Она резко подняла голову и посмотрела на меня. Её глаза превратились в маленькие щёлки, а рот раскрылся от напряжения. Ещё одно моё слово — и она выбросит меня наружу вместе с моими кружевами. Я знал это настолько точно, как будто бы она уже сказала об этом.
Я вспомнил о своей матери, сестре и брате, и промолчал.
— Ты что-то сказал? — спросила она.
— Нет.
— Ну, то-то же. Я бы тоже не хотела ничего слышать, — заключила она самодовольно.
Затем она подошла к кассе, отсчитала и бросила деньги на стол. Я поблагодарил и ушёл.
Снаружи я сразу закурил, хотя было ещё светло, и кто-либо из преподавателей мог увидеть меня в любое мгновение. Но раздражение было слишком сильным.
Нет, так больше не может продолжаться. Я должен бежать отсюда, если не хочу задохнуться.
Хайнц-то точно сообщит сегодня своему отцу, что мы оба решили уйти в море. Нужно решаться и мне. И, по-видимому, лучше всего поговорить с матерью уже сегодня.
Дома я поспешно проглотил ужин и вошёл в свою комнату. Это была маленькая, узкая комнатка окном во двор. Здесь находились походная кровать, стол, стул, умывальник и книжная полка. Если подойти вплотную к окну, то можно было видеть маленький клочок неба.
Над моей кроватью висела картина с изображением Васко да Гама.
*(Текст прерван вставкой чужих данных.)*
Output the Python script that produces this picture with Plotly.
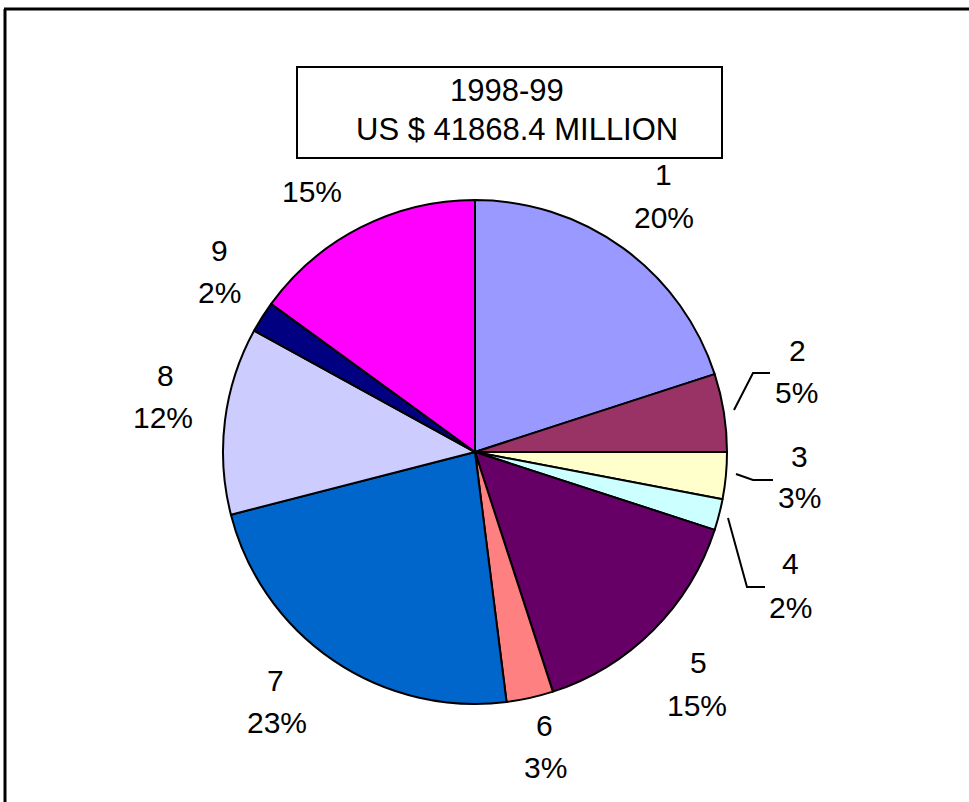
import plotly.graph_objects as go

# Share of each group in the 1998-99 total (percent)
categories = ["1", "2", "3", "4", "5", "6", "7", "8", "9", ""]
shares = [20, 5, 3, 2, 15, 3, 23, 12, 2, 15]
colors = ["#9999FF", "#993366", "#FFFFCC", "#CCFFFF", "#660066",
          "#FF8080", "#0066CC", "#CCCCFF", "#000080", "#FF00FF"]
title_lines = ["1998-99", "US $ 41868.4 MILLION"]

W, H = 969, 802
FAMILY = "Liberation Sans, Arial, sans-serif"
FONT = dict(family=FAMILY, size=30, color="black")
TITLE_FONT = dict(family=FAMILY, size=31, color="black")

# label anchor positions in pixels: (name x, name y, percent x, percent y)
label_pos = [
    (663, 174, 664, 217),
    (797, 350, 796, 392),
    (799, 456, 799, 498),
    (790, 563, 790, 607),
    (698, 662, 697, 705),
    (544, 725, 545, 767),
    (275, 680, 277, 722),
    (165, 375, 163, 417),
    (219, 250, 219, 292),
    (None, None, 312, 192),
]

cx, cy, r = 475, 452, 252


def px(x):
    return x / W


def py(y):
    return 1 - y / H


fig = go.Figure(go.Pie(
    labels=[str(i) for i in range(len(shares))],
    values=shares,
    sort=False,
    direction="clockwise",
    rotation=0,
    textinfo="none",
    hoverinfo="skip",
    marker=dict(colors=colors, line=dict(color="black", width=2)),
    domain=dict(x=[px(cx - r), px(cx + r)], y=[py(cy + r), py(cy - r)]),
    showlegend=False,
))

total = sum(shares)
annotations = []
for name, val, (nx, ny, tx, ty) in zip(categories, shares, label_pos):
    pct = f"{round(100 * val / total)}%"
    if name and nx is not None:
        annotations.append(dict(x=px(nx), y=py(ny), xref="paper", yref="paper",
                                text=name, showarrow=False, font=FONT,
                                xanchor="center", yanchor="middle"))
    annotations.append(dict(x=px(tx), y=py(ty), xref="paper", yref="paper",
                            text=pct, showarrow=False, font=FONT,
                            xanchor="center", yanchor="middle"))

# title box text
annotations.append(dict(x=px(507), y=py(90), xref="paper", yref="paper",
                        text=title_lines[0], showarrow=False, font=TITLE_FONT,
                        xanchor="center", yanchor="middle"))
annotations.append(dict(x=px(517), y=py(129), xref="paper", yref="paper",
                        text=title_lines[1], showarrow=False, font=TITLE_FONT,
                        xanchor="center", yanchor="middle"))


def pline(points):
    d = "M " + " L ".join(f"{px(x)},{py(y)}" for x, y in points)
    return dict(type="path", path=d, xref="paper", yref="paper",
                line=dict(color="black", width=2))


shapes = [
    # outer frame (left and top edges)
    dict(type="line", xref="paper", yref="paper", x0=px(5), y0=py(9),
         x1=px(5), y1=0, line=dict(color="black", width=3)),
    dict(type="line", xref="paper", yref="paper", x0=px(4), y0=py(9),
         x1=1, y1=py(9), line=dict(color="black", width=3)),
    # title box
    dict(type="rect", xref="paper", yref="paper", x0=px(297), y0=py(158),
         x1=px(722), y1=py(67), line=dict(color="black", width=2)),
    # leader lines for the small slices
    pline([(734, 410), (753, 373), (770, 373)]),
    pline([(736, 474), (753, 480), (773, 480)]),
    pline([(728, 518), (747, 587), (765, 587)]),
]

fig.update_layout(
    width=W, height=H,
    margin=dict(l=0, r=0, t=0, b=0),
    paper_bgcolor="white",
    plot_bgcolor="white",
    annotations=annotations,
    shapes=shapes,
)

fig.write_html("out.html")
Из всех морских героев прошлого я любил его больше всего. Снова и снова перечитывал я историю его жизни. Как он, будучи всего двадцати семи лет от роду, отправился в плавание с тремя кораблями, едва ли большими, чем рыбачьи лодки. Как, испытывая неслыханные лишения, он под парусами обогнул Африку, как завоевал Индию, как вернулся домой, приветствуемый королём и ликующим народом.